What the task requires = Skip all pictures, then copy the lines from the start of the data through the line with "cat_index = [1, 2, 3, 4, 5, 6, 7, 8, 9]", keeping both ends.

Supplied data =
--- Start ---
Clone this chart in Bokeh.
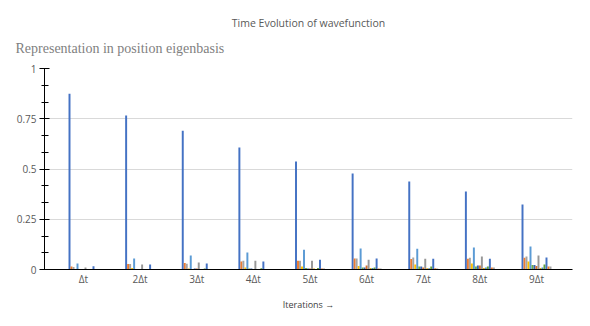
from bokeh.plotting import figure
from bokeh.models import Range1d, FixedTicker, Title, ColumnDataSource
from bokeh.transform import dodge
from bokeh.embed import file_html
from bokeh.resources import INLINE

# Categories (iterations)
categories = ["Δt", "2Δt", "3Δt", "4Δt", "5Δt", "6Δt", "7Δt", "8Δt", "9Δt"]
cat_index = [1, 2, 3, 4, 5, 6, 7, 8, 9]

# Probability in each position basis state, per iteration
pos_1 = [0.875, 0.766, 0.690, 0.607, 0.537, 0.478, 0.438, 0.388, 0.323]
pos_2 = [0.015, 0.027, 0.032, 0.040, 0.043, 0.055, 0.052, 0.053, 0.058]
pos_3 = [0.012, 0.027, 0.028, 0.043, 0.043, 0.055, 0.060, 0.058, 0.065]
pos_4 = [0.000, 0.007, 0.005, 0.010, 0.015, 0.017, 0.025, 0.030, 0.040]
pos_5 = [0.030, 0.055, 0.070, 0.085, 0.098, 0.105, 0.103, 0.110, 0.115]
pos_6 = [0.000, 0.000, 0.003, 0.005, 0.008, 0.010, 0.015, 0.015, 0.023]
pos_7 = [0.000, 0.000, 0.005, 0.005, 0.005, 0.010, 0.015, 0.020, 0.022]
pos_8 = [0.000, 0.000, 0.005, 0.003, 0.005, 0.020, 0.010, 0.020, 0.017]
pos_9 = [0.010, 0.025, 0.035, 0.043, 0.043, 0.048, 0.053, 0.065, 0.070]
pos_10 = [0.000, 0.000, 0.000, 0.003, 0.005, 0.007, 0.006, 0.007, 0.008]
pos_11 = [0.000, 0.000, 0.000, 0.003, 0.003, 0.007, 0.006, 0.010, 0.010]
pos_12 = [0.000, 0.000, 0.005, 0.006, 0.008, 0.010, 0.015, 0.015, 0.025]
pos_13 = [0.016, 0.025, 0.030, 0.040, 0.048, 0.055, 0.053, 0.053, 0.060]
pos_14 = [0.000, 0.000, 0.000, 0.000, 0.005, 0.005, 0.006, 0.010, 0.015]
pos_15 = [0.000, 0.000, 0.000, 0.000, 0.005, 0.005, 0.005, 0.010, 0.015]

series = [pos_1, pos_2, pos_3, pos_4, pos_5, pos_6, pos_7, pos_8,
          pos_9, pos_10, pos_11, pos_12, pos_13, pos_14, pos_15]
colors = ["#4472C4", "#ED7D31", "#A5A5A5", "#FFC000", "#5B9BD5", "#70AD47",
          "#3A64B0", "#D9702A", "#989898", "#E6AD00", "#4E8CC4", "#62A03E",
          "#4472C4", "#ED7D31", "#A5A5A5"]

y_major = [0, 0.25, 0.5, 0.75, 1]
y_labels = ["0", "0.25", "0.5", "0.75", "1"]

title_text = "Time Evolution of wavefunction"
subtitle_text = "Representation in position eigenbasis"

data = {"idx": cat_index}
for j, s in enumerate(series):
    data[f"s{j}"] = s
src = ColumnDataSource(data)

p = figure(frame_width=528, frame_height=201,
           x_range=Range1d(0.3113, 9.6358), y_range=Range1d(0, 1),
           output_backend="svg", toolbar_location=None,
           min_border_left=44, min_border_right=10,
           min_border_top=68, min_border_bottom=30)
p.outline_line_color = None
p.background_fill_color = "white"

bw = 0.0353
n = len(series)
for j in range(n):
    p.vbar(x=dodge("idx", (j - (n - 1) / 2) * bw, range=p.x_range),
           top=f"s{j}", width=bw * 0.98, source=src,
           fill_color=colors[j], line_color=None)

# Titles
sub = Title(text=subtitle_text, align="left", vertical_align="top",
            text_font="Liberation Serif", text_font_size="14px",
            text_font_style="normal", text_color="#7f7f7f", offset=-29,
            standoff=22)
p.add_layout(sub, "above")
main = Title(text=title_text, align="center", vertical_align="bottom",
             text_font="Open Sans", text_font_size="10.5px",
             text_font_style="normal", text_color="#595959", offset=-13,
             standoff=0)
p.add_layout(main, "above")

# Y axis
p.yaxis.ticker = FixedTicker(ticks=y_major, minor_ticks=[k / 12 for k in range(13)])
p.yaxis.major_label_overrides = {float(t): l for t, l in zip(y_major, y_labels)}
p.yaxis.axis_line_color = "black"
p.yaxis.major_tick_line_color = "black"
p.yaxis.minor_tick_line_color = "black"
p.yaxis.major_tick_out = 5
p.yaxis.major_tick_in = 5
p.yaxis.minor_tick_out = 3
p.yaxis.minor_tick_in = 4
p.yaxis.major_label_standoff = 3
p.yaxis.major_label_text_font = "Open Sans"
p.yaxis.major_label_text_font_size = "10px"
p.yaxis.major_label_text_color = "#595959"

# X axis
p.xaxis.ticker = FixedTicker(ticks=cat_index, minor_ticks=[])
p.xaxis.major_label_overrides = {i: c for i, c in zip(cat_index, categories)}
p.xaxis.axis_line_color = "black"
p.xaxis.major_tick_line_color = None
p.xaxis.minor_tick_line_color = None
p.xaxis.major_tick_out = 0
p.xaxis.major_tick_in = 0
p.xaxis.minor_tick_out = 0
p.xaxis.minor_tick_in = 0
p.xaxis.major_label_standoff = 2
p.xaxis.major_label_text_font = "Open Sans"
p.xaxis.major_label_text_font_size = "10px"
p.xaxis.major_label_text_color = "#595959"
p.xaxis.axis_label = "Iterations →"
p.xaxis.axis_label_text_font = "Open Sans"
p.xaxis.axis_label_text_font_size = "9px"
p.xaxis.axis_label_text_font_style = "normal"
p.xaxis.axis_label_text_color = "#404040"
p.xaxis.axis_label_standoff = 9

p.xgrid.visible = False
p.ygrid.grid_line_color = "#d9d9d9"

open("out.html", "w").write(file_html(p, INLINE))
--- End ---
Result of this task =
Clone this chart in Bokeh.
from bokeh.plotting import figure
from bokeh.models import Range1d, FixedTicker, Title, ColumnDataSource
from bokeh.transform import dodge
from bokeh.embed import file_html
from bokeh.resources import INLINE

# Categories (iterations)
categories = ["Δt", "2Δt", "3Δt", "4Δt", "5Δt", "6Δt", "7Δt", "8Δt", "9Δt"]
cat_index = [1, 2, 3, 4, 5, 6, 7, 8, 9]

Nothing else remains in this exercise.